Not everyone can or wants to be healed by the power of nature. At the end, the melancholy Jaques (an urbanite poser par excellence) decides he prefers his hair-shirt and joins Duke Frederick, who has gone into monastic retirement. Earlier in the play, Jacques had stumbled on Touchstone, and, describing his encounter to Duke Senior, remarks:

I must have liberty Withal, as large a charter as the wind, To blow on whom I please, for so fools have; (Act II, Scene VII).

But Touchstone’s is only a licensed foolery, not true freedom. At the end, Jacques opts to keep his cynicism and carry on the old way. After all, in the Forest of Arden you can be who you want to be; you can laugh and play… or be happily miserable… just for a time, while everything is turned upside down and wrongs are righted.

As You Like It is a hymn to the playhouse: a place of transformation – if you want it to be.

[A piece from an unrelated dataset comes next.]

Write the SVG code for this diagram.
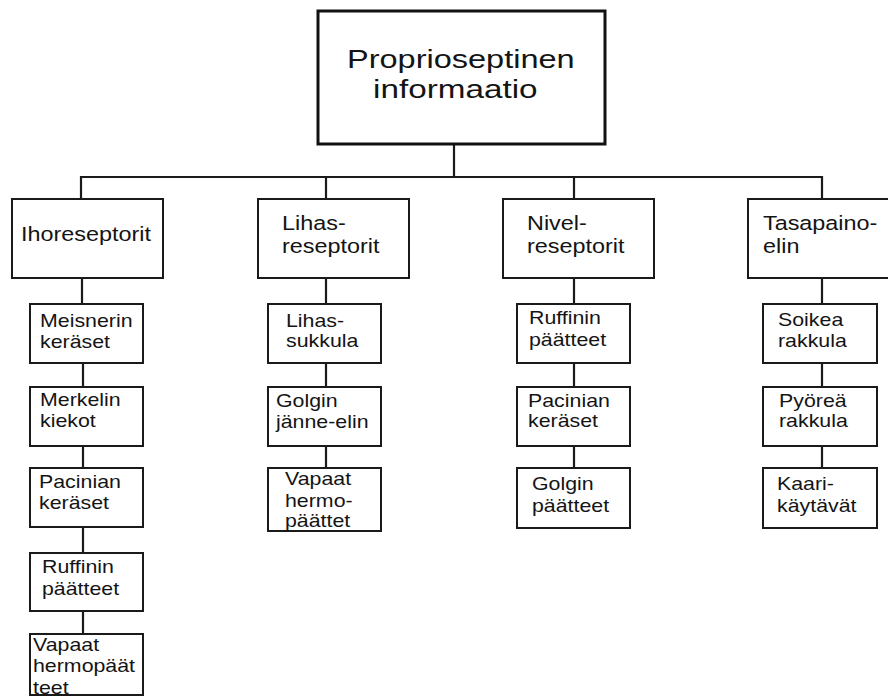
<svg xmlns="http://www.w3.org/2000/svg" width="888" height="697" viewBox="0 0 888 697">
<style>
rect.b{fill:#fff;stroke:#1a1a1a;stroke-width:2}
rect.top{fill:#fff;stroke:#111;stroke-width:3}
.c line{stroke:#1a1a1a;stroke-width:2.2}
text{font-family:"Liberation Sans",Arial,sans-serif;fill:#141414}
.t0{font-size:25.6px}
.t1{font-size:19.5px}
.t2{font-size:17.5px}
</style>
<rect width="888" height="697" fill="#fff"/>
<g class="c" id="connectors">
<line x1="454" y1="144" x2="454" y2="178"/>
<line x1="80" y1="177" x2="823" y2="177"/>
<line x1="81" y1="176" x2="81" y2="199"/>
<line x1="326" y1="176" x2="326" y2="199"/>
<line x1="574" y1="176" x2="574" y2="199"/>
<line x1="822" y1="176" x2="822" y2="199"/>
<line x1="82" y1="278" x2="82" y2="304"/>
<line x1="83" y1="363" x2="83" y2="387"/>
<line x1="83" y1="446" x2="83" y2="468"/>
<line x1="83" y1="527" x2="83" y2="553"/>
<line x1="83" y1="611" x2="83" y2="634"/>
<line x1="326" y1="278" x2="326" y2="304"/>
<line x1="326" y1="363" x2="326" y2="387"/>
<line x1="326" y1="446" x2="326" y2="468"/>
<line x1="574" y1="278" x2="574" y2="304"/>
<line x1="574" y1="363" x2="574" y2="387"/>
<line x1="574" y1="446" x2="574" y2="468"/>
<line x1="822" y1="278" x2="822" y2="304"/>
<line x1="822" y1="363" x2="822" y2="387"/>
<line x1="822" y1="446" x2="822" y2="468"/>
</g>
<g id="root">
<rect class="top" x="318" y="11" width="287" height="133"/>
<text class="t0" transform="translate(347,68) scale(1.27,1)">Proprioseptinen</text>
<text class="t0" transform="translate(373,98) scale(1.3,1)">informaatio</text>
</g>
<g id="ihoreseptorit">
<rect class="b" x="12" y="199" width="151" height="79"/>
<text class="t1" transform="translate(21,241) scale(1.2,1)">Ihoreseptorit</text>
</g>
<g id="lihasreseptorit">
<rect class="b" x="258" y="199" width="151" height="79"/>
<text class="t1" transform="translate(282,230) scale(1.2,1)">Lihas-</text>
<text class="t1" transform="translate(282,253) scale(1.2,1)">reseptorit</text>
</g>
<g id="nivelreseptorit">
<rect class="b" x="503" y="199" width="151" height="79"/>
<text class="t1" transform="translate(527,230) scale(1.2,1)">Nivel-</text>
<text class="t1" transform="translate(527,253) scale(1.2,1)">reseptorit</text>
</g>
<g id="tasapainoelin">
<rect class="b" x="748" y="199" width="150" height="79"/>
<text class="t1" transform="translate(763,230) scale(1.2,1)">Tasapaino-</text>
<text class="t1" transform="translate(763,253) scale(1.2,1)">elin</text>
</g>
<g id="meisnerin">
<rect class="b" x="30" y="304" width="113" height="59"/>
<text class="t2" transform="translate(40,327) scale(1.22,1)">Meisnerin</text>
<text class="t2" transform="translate(40,348) scale(1.22,1)">keräset</text>
</g>
<g id="merkelin">
<rect class="b" x="30" y="387" width="113" height="59"/>
<text class="t2" transform="translate(40,406) scale(1.22,1)">Merkelin</text>
<text class="t2" transform="translate(40,427) scale(1.22,1)">kiekot</text>
</g>
<g id="pacinian-iho">
<rect class="b" x="30" y="468" width="113" height="59"/>
<text class="t2" transform="translate(39,488) scale(1.22,1)">Pacinian</text>
<text class="t2" transform="translate(39,509) scale(1.22,1)">keräset</text>
</g>
<g id="ruffinin-iho">
<rect class="b" x="30" y="553" width="113" height="58"/>
<text class="t2" transform="translate(42,573) scale(1.22,1)">Ruffinin</text>
<text class="t2" transform="translate(42,595) scale(1.22,1)">päätteet</text>
</g>
<g id="vapaat-iho">
<rect class="b" x="30" y="634" width="113" height="61"/>
<text class="t2" transform="translate(33,651) scale(1.22,1)">Vapaat</text>
<text class="t2" transform="translate(33,672) scale(1.22,1)">hermopäät</text>
<text class="t2" transform="translate(33,694) scale(1.22,1)">teet</text>
</g>
<g id="lihassukkula">
<rect class="b" x="268" y="304" width="113" height="59"/>
<text class="t2" transform="translate(286,327) scale(1.22,1)">Lihas-</text>
<text class="t2" transform="translate(286,347) scale(1.22,1)">sukkula</text>
</g>
<g id="golgin-janne">
<rect class="b" x="268" y="387" width="113" height="59"/>
<text class="t2" transform="translate(276,407) scale(1.22,1)">Golgin</text>
<text class="t2" transform="translate(276,428) scale(1.22,1)">jänne-elin</text>
</g>
<g id="vapaat-lihas">
<rect class="b" x="268" y="468" width="113" height="63"/>
<text class="t2" transform="translate(285,485) scale(1.22,1)">Vapaat</text>
<text class="t2" transform="translate(285,507) scale(1.22,1)">hermo-</text>
<text class="t2" transform="translate(285,527) scale(1.22,1)">päättet</text>
</g>
<g id="ruffinin-nivel">
<rect class="b" x="517" y="304" width="113" height="59"/>
<text class="t2" transform="translate(529,324) scale(1.22,1)">Ruffinin</text>
<text class="t2" transform="translate(529,346) scale(1.22,1)">päätteet</text>
</g>
<g id="pacinian-nivel">
<rect class="b" x="517" y="387" width="113" height="59"/>
<text class="t2" transform="translate(528,407) scale(1.22,1)">Pacinian</text>
<text class="t2" transform="translate(528,427) scale(1.22,1)">keräset</text>
</g>
<g id="golgin-paatteet">
<rect class="b" x="517" y="468" width="113" height="60"/>
<text class="t2" transform="translate(532,490) scale(1.22,1)">Golgin</text>
<text class="t2" transform="translate(532,512) scale(1.22,1)">päätteet</text>
</g>
<g id="soikea">
<rect class="b" x="763" y="304" width="114" height="59"/>
<text class="t2" transform="translate(778,326) scale(1.22,1)">Soikea</text>
<text class="t2" transform="translate(778,347) scale(1.22,1)">rakkula</text>
</g>
<g id="pyorea">
<rect class="b" x="763" y="387" width="114" height="59"/>
<text class="t2" transform="translate(779,407) scale(1.22,1)">Pyöreä</text>
<text class="t2" transform="translate(779,427) scale(1.22,1)">rakkula</text>
</g>
<g id="kaarikaytavat">
<rect class="b" x="763" y="468" width="114" height="60"/>
<text class="t2" transform="translate(777,490) scale(1.22,1)">Kaari-</text>
<text class="t2" transform="translate(777,512) scale(1.22,1)">käytävät</text>
</g>
</svg>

The ending seems to ask: ‘Who will you be: a Rosalind or a Jaques?’ If ‘All the world’s a stage/And all the men and women merely players’ there’s a choice involved in the parts you adopt and the ways you respond to both the play and the world. Are you lost in the drama (‘There’s no clock in the forest’) or are you like Touchstone, getting your watch out of your pocket; letting a jaded observation slip? The forest – and the play – can reboot your life, or it can change nothing. The point is, you’re free to choose because that’s the way things are in the English greenwood.

Life is exactly what you make of it.